When the story begins, Jake Blake is sitting in his dingy office located in the “mezzanine of the King Edward Hotel” in San Francisco listening to the rain outside. While he acknowledges that this is a terrible location for the office of a private detective, he admits that he “hung onto it” because he also lives in the hotel and because it was “cheap.” There is no work, and Blake is already in hot water with the hotel management over his bills, but Blake isn’t particularly perturbed. That afternoon, two women come into the office separately, and his life is never the same.

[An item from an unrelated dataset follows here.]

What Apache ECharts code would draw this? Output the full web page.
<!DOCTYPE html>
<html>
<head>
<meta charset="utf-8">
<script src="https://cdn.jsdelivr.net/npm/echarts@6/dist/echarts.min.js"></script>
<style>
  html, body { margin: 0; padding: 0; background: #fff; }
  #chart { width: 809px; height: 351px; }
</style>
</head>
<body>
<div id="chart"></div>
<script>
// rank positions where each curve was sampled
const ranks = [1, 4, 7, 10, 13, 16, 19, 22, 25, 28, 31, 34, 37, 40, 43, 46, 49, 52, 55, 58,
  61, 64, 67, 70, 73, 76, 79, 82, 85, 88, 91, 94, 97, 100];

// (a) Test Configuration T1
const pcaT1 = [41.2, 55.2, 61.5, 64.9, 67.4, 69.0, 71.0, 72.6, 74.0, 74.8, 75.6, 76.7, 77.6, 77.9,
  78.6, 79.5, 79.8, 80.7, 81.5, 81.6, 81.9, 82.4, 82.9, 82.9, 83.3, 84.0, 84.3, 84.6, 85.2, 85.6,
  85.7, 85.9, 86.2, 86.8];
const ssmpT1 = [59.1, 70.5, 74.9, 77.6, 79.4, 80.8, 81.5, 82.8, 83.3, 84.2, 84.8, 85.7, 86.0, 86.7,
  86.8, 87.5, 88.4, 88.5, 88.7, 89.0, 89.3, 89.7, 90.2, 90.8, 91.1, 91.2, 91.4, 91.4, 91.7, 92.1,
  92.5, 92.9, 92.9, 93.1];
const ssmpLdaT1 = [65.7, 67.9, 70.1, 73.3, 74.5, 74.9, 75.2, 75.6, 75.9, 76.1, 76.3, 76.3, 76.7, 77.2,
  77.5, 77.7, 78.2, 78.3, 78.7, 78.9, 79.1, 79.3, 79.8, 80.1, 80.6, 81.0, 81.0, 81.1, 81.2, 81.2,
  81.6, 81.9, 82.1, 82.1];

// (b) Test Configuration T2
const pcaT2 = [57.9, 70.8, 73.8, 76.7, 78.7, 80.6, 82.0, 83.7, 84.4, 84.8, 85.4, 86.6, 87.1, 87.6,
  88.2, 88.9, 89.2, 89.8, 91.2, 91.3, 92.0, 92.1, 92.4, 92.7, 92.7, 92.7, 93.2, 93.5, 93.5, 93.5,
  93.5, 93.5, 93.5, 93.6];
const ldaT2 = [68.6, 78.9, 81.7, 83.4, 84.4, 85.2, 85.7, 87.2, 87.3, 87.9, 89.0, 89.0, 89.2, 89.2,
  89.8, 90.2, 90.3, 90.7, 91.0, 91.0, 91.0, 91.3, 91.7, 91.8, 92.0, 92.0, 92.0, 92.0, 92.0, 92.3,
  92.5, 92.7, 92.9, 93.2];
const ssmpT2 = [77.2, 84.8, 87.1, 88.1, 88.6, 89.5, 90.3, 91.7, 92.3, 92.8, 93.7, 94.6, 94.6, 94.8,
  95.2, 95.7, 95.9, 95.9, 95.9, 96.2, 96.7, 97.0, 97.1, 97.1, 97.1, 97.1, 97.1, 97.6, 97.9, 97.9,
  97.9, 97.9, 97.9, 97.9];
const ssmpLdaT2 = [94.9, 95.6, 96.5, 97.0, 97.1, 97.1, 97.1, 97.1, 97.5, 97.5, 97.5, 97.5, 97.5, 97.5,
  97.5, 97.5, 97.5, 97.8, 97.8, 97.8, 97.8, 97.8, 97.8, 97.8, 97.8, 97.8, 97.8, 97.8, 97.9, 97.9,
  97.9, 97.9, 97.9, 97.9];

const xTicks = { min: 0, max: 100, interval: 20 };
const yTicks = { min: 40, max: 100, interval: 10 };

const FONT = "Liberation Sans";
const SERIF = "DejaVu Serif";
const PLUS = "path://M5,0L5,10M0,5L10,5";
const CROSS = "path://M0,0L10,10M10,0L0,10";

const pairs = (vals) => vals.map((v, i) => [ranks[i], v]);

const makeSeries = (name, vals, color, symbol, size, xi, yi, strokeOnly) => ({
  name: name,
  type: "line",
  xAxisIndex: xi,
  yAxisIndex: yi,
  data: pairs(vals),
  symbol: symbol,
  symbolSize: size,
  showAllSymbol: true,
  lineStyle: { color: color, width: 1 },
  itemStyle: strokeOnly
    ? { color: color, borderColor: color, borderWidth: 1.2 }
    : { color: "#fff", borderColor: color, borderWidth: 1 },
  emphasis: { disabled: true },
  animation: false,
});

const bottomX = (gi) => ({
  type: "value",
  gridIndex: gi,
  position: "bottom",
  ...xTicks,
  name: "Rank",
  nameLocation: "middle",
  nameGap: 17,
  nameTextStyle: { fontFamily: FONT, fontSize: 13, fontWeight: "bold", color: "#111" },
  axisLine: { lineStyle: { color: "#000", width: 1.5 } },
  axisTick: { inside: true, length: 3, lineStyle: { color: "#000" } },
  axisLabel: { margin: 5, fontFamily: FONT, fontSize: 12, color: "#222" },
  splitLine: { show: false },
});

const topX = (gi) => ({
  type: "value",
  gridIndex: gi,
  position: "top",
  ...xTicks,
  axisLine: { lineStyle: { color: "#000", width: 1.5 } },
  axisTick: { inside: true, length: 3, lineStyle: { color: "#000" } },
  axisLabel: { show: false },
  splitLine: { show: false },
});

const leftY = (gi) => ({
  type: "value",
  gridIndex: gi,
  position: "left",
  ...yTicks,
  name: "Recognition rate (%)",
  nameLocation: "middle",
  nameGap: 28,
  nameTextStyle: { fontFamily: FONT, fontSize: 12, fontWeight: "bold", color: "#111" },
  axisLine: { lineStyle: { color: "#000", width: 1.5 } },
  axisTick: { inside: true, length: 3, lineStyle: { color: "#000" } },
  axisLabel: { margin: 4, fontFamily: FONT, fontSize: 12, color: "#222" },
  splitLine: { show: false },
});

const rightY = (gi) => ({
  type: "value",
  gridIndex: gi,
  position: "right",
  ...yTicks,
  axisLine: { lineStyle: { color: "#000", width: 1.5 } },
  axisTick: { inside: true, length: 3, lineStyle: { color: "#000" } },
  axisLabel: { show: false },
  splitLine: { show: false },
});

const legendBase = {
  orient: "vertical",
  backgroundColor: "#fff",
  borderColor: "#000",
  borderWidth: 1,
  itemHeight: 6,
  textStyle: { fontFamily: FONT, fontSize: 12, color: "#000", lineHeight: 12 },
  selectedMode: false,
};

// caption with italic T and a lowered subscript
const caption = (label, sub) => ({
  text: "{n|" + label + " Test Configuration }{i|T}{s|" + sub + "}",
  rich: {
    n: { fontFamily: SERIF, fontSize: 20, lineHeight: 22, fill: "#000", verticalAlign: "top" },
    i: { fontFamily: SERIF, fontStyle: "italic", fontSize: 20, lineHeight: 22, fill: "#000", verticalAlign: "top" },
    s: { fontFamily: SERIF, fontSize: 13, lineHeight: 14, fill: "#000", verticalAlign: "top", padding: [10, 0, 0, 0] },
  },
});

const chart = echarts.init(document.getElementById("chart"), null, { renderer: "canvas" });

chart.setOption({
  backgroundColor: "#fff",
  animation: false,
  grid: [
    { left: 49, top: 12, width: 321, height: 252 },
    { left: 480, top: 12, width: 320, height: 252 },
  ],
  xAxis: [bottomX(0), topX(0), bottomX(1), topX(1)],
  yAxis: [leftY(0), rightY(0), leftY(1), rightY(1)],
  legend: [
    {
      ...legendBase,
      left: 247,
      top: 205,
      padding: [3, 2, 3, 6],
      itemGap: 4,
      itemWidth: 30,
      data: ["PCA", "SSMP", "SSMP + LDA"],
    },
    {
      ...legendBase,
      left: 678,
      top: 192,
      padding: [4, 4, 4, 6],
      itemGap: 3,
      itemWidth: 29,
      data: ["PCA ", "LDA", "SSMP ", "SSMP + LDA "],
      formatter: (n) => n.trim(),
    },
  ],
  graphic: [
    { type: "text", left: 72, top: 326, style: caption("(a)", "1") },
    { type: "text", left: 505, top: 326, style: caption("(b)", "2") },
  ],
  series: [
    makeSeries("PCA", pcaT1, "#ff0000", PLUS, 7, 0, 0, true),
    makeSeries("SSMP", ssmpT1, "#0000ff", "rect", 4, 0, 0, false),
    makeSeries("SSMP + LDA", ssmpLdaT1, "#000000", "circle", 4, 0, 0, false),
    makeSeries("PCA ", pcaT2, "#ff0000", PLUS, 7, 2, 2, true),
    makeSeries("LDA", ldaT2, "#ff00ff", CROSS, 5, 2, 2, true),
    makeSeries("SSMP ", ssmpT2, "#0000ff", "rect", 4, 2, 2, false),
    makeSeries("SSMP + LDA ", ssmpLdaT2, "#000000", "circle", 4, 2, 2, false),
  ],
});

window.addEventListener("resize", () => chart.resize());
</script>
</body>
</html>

His first visitor is an annoying, precocious teenager who insists that she has the talent and wit to become Blake’s undercover operative, and while Blake momentarily contemplates giving the girl a spanking, he opts instead to send her on a wild goose chase. The second visitor is Florence Weintraub, a young woman with eyes like “freshly washed blackberries” who hires Blake to shake off two burly henchmen she claims are ordered to follow her by her overly protective father. As it turns out, Florence is lying. Her husband, the much older, and very wealthy Mr. Weintraub, employs the men to follow his rather wild wife around San Francisco. “She wasn’t the type who is hard-to-get; she was anxious-to-get.”

There are many fascinating aspects to this noir novel. The private detective who is hoodwinked by a beautiful woman is a popular archetype in noir fiction, but they usually have some principles to cling to when the web of deceit, corruption and intrigue descends. This is not the case with Willeford’s protagonist. From the start, it’s obvious that Jake Blake is perverse and amoral. There’s no gutter nobility here–forget Humphrey Bogart’s Philip Marlowe–Blake is as self-serving and opportunistic as they come. Blake descends into a tawdry affair with Florence that begins with a steamy encounter in the Knockout Club and continues through a wild ride to Las Vegas.

As Blake and Florence team up out of sheer necessity, it becomes clear that Florence is deranged and psychotic. But what about Blake? Is he any better? As the story unfolds, hints begin to appear that give shape to Blake’s perverse nature. Amoral, cold, and perverse, he’s more than a match for femme fatale Florence.

This is not as developed a story as The Woman Chaser. Some plot elements are sketchy (the art dealer, for example). But for those who want something a little different, this is an antidote for all those novels with gooey happy endings.